Dass die Kritik des „Spiegels“ eine wohlwollend-solidarische ist, die der Regierung nur helfen will, ihre Ziele besser zu erreichen, macht das Hamburger NATO-Blättchen in einer anderen Meldung deutlich, in dem dem geneigten Publikum gesagt wird, wo es gegen die rechten Feinde der Demokratie demonstrieren kann. (Bild 2)

Schließlich erfährt man noch, dass man „um 22:50 oder jetzt schon in der Mediathek“ eine erschütternde und entlarvende Reportage über AfD-Aussteiger sehen kann.
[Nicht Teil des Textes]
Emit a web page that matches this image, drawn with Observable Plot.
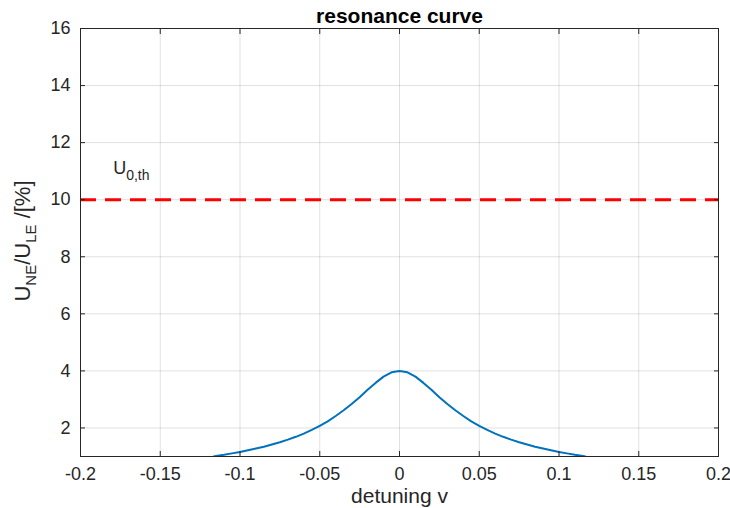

WIE schrecklich diese Partei ist, verdeutlicht ein Ausschnitt aus dem Werk, in dem Ex-Mitglieder sich schwer enttäuscht zeigen von ihrer ehemaligen politischen Heimat, weil auf irgendeiner Veranstaltung irgendwelche Leute dem falschen AfD-Mann (nämlich dem inzwischen zu einer Art faschistischem Dämon erklärten thüringischen Rechtsaußen Höcke) falsch oder zu viel zugejubelt haben.

Nach all diesem Input über die abscheuliche und erzböse AfD und die finsteren Machenschaften, mit der diese gruselige Truppe unsere beste Demokratie aller Zeiten unterwandern und letztlich abschaffen will, sitzt der „Tagesschau“-Konsument erschrocken auf seinem Sofa und schwört sich und dem Ehepartner, den Kindern, Eltern, Arbeitskollegen und jedem, der es hören will, dass er auf jeden Fall auf der richtigen Seite, nämlich der des Staates, steht und NIEMALS eine Partei wählen würde, die gewissermaßen die moderne NSDAP ist. So jedenfalls scheinen es sich die Programmmacher und Redakteure solcher Nachrichtensendungen zu denken, wobei sie sicherlich mit der gewohnheitsmäßigen Gedankenlosigkeit ihres Publikums rechnen können; eines Publikums, das sie selbst in jahrzehntelanger Abrichtung zu realitätsresistenten Konsumenten von „Nachrichten“ gemacht haben, die nichts anderes sind als eine Art Kindergartenversion der Welt, wie sie NATO und Regierung erklären.